Following up on the success of the Redmi K20 from the early summer of 2019, the company announced the K30 and K30 5G in December, with the vanilla K30 going on sale in China immediately. Well, a Redmi K30 has arrived at the office and it’s straight into the lab for review.
Looking at the specs, the Redmi K30 shares more of its genes with the Redmi Note 8 Pro, than it does with the K20. For example, the camera system on the back is directly lifted off of the Note and includes a 64MP main shooter, an 8MP ultrawide, and a couple of 2MP units – one for close up shots, the other for depth info. The K20’s telephoto is, sadly, gone.

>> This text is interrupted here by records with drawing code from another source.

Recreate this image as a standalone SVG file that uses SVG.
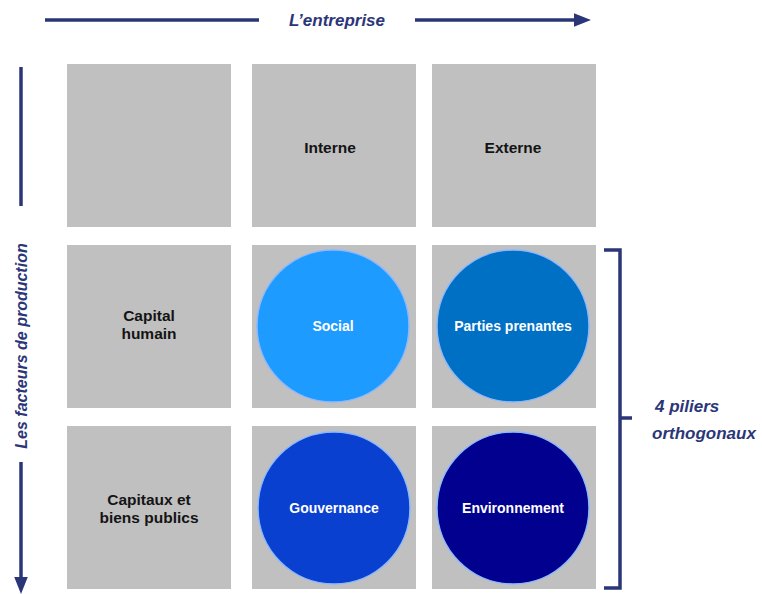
<svg xmlns="http://www.w3.org/2000/svg" width="762" height="594" viewBox="0 0 762 594">
<defs>
<style>
.cell{fill:#c0c0c0;}
.hdr{font-family:"Liberation Sans",Arial,sans-serif;font-weight:bold;font-size:15.5px;fill:#141414;text-anchor:middle;}
.lbl{font-family:"Liberation Sans",Arial,sans-serif;font-weight:bold;font-size:14px;fill:#ffffff;text-anchor:middle;}
.axis{font-family:"Liberation Sans",Arial,sans-serif;font-weight:bold;font-style:italic;fill:#2b3678;}
.ln{stroke:#2b3678;stroke-width:3.5;fill:none;}
.circ{stroke:#8ab8ff;stroke-width:1.5;}
</style>
<marker id="ah" markerWidth="5" markerHeight="4" refX="1" refY="2" orient="auto" markerUnits="strokeWidth">
<path d="M0,0 L5,2 L0,4 Z" fill="#2b3678"/>
</marker>
</defs>
<rect width="762" height="594" fill="#ffffff"/>
<g id="connectors">
<line class="ln" x1="45" y1="20" x2="259" y2="20"/>
<line class="ln" x1="415" y1="20" x2="577" y2="20" marker-end="url(#ah)"/>
<line class="ln" x1="21" y1="67" x2="21" y2="206"/>
<line class="ln" x1="21" y1="462" x2="21" y2="580" marker-end="url(#ah)"/>
<path class="ln" d="M604,250 H620 V588 H604 M620,418 H632" stroke-width="3"/>
</g>
<g id="axis-top"><text class="axis" x="337" y="26" font-size="17" text-anchor="middle">L’entreprise</text></g>
<g id="axis-left"><text class="axis" x="0" y="0" font-size="16" text-anchor="middle" transform="translate(27,346) rotate(-90)">Les facteurs de production</text></g>
<g id="pillars-label">
<text class="axis" x="655" y="412" font-size="17">4 piliers</text>
<text class="axis" x="652" y="439" font-size="17">orthogonaux</text>
</g>
<g id="cell-corner"><rect class="cell" x="67" y="64" width="164" height="163"/></g>
<g id="cell-interne"><rect class="cell" x="252" y="64" width="164" height="163"/><text class="hdr" x="330" y="153">Interne</text></g>
<g id="cell-externe"><rect class="cell" x="432" y="64" width="164" height="163"/><text class="hdr" x="513" y="153">Externe</text></g>
<g id="cell-capital-humain"><rect class="cell" x="67" y="245" width="164" height="163"/><text class="hdr" x="149" y="321">Capital</text><text class="hdr" x="149" y="339">humain</text></g>
<g id="cell-capitaux"><rect class="cell" x="67" y="426" width="164" height="163"/><text class="hdr" x="149" y="505">Capitaux et</text><text class="hdr" x="149" y="523">biens publics</text></g>
<g id="social"><rect class="cell" x="252" y="245" width="164" height="163"/><circle class="circ" cx="333" cy="326" r="76" fill="#1e9bff"/><text class="lbl" x="333" y="331">Social</text></g>
<g id="parties-prenantes"><rect class="cell" x="432" y="245" width="164" height="163"/><circle class="circ" cx="513" cy="326" r="76" fill="#0070c4"/><text class="lbl" x="513" y="331">Parties prenantes</text></g>
<g id="gouvernance"><rect class="cell" x="252" y="426" width="164" height="163"/><circle class="circ" cx="334" cy="508" r="76" fill="#0a40cf"/><text class="lbl" x="334" y="513">Gouvernance</text></g>
<g id="environnement"><rect class="cell" x="432" y="426" width="164" height="163"/><circle class="circ" cx="513" cy="508" r="76" fill="#02008e"/><text class="lbl" x="513" y="513">Environnement</text></g>
</svg>
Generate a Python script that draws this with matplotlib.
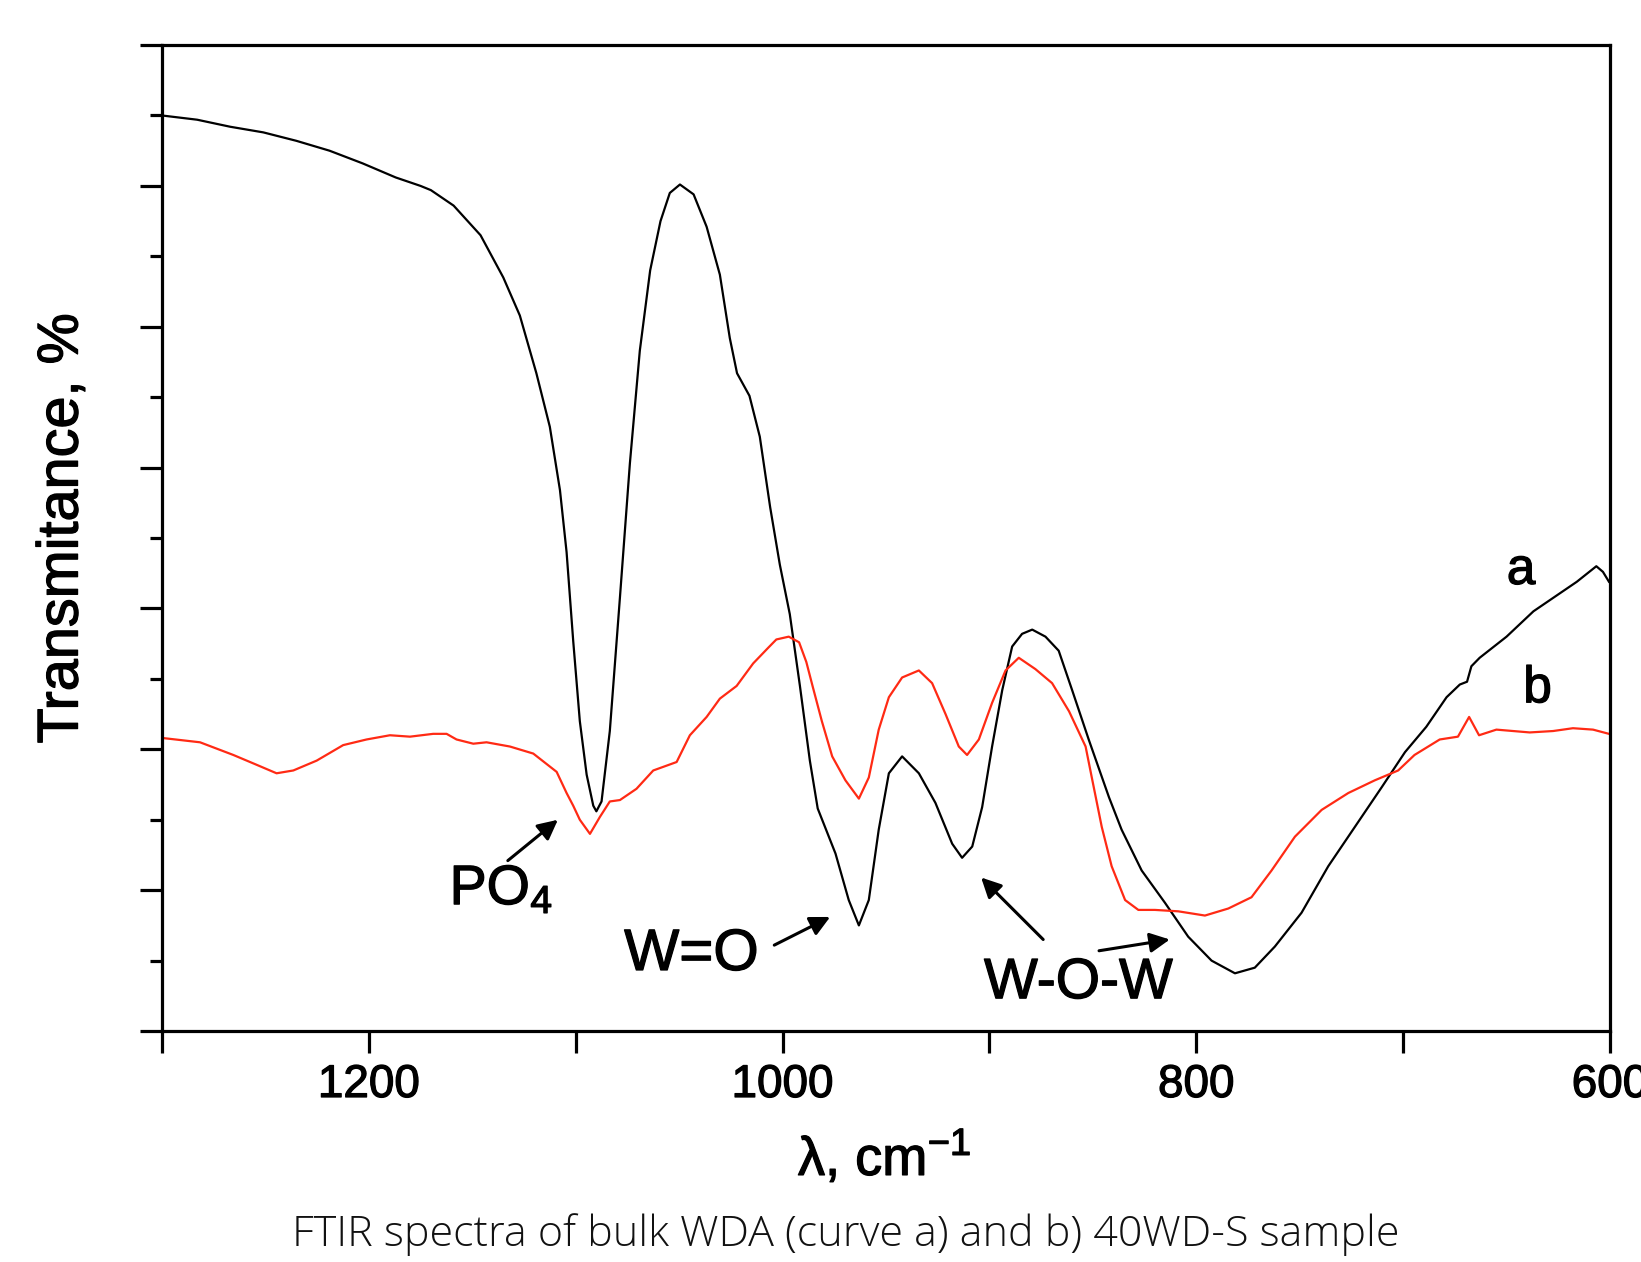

Gone is the K20’s 4,000mAh cell too, but that’s a good thing – the Redmi K30 opts for a bigger 4,500mAh power pack like on that same Redmi Note 8 Pro. The new phone also supports 27W charging and comes with such a charger in the box – a bit on the heavy and bulky side, but powerful nonetheless. A quick spoiler from the review – full charge from flat takes 69 minutes.
But perhaps we should have started with the most important bit – the Redmi K30’s display has a 120Hz refresh rate. It’s also HDR10 compliant, though that won’t work in Netflix or Amazon Prime Video due to DRM restrictions. YouTube does play HDR videos, which is something.
The 6.7-inch panel is an LCD, so you won’t be getting the deepest of blacks OLEDs can muster. For the exact numbers we measured in our tests, you’ll still need to wait for the review, though.
You don’t need the review to see that the Redmi K30 has a cutout in its display. A Galaxy S10+ lookalike in this respect, the K30 has a pill-shaped selfie camera assembly (even if it does it in software) with a 20MP main shooter and a 2MP sidekick for depth detection in portrait mode. So, is this a worthy trade-off, or do you prefer the K20’s pop-up unit? Or maybe the Redmi Note 8 Pro’s waterdrop notch?
The Redmi K30’s Gorilla Glass 5 sandwich is held together by an aluminum frame – a more premium solution than the Note 8 Pro’s plastic and a trait shared with the K20.
Unlike any other Xiaomi phone before, the frame is home to the fingerprint sensor, a capacitive one. Our initial experience with it is quite positive and it unlocks pretty much all the time. While it is embedded in a button, you can choose in setting whether a press is required to unlock or just a tap will do – nice.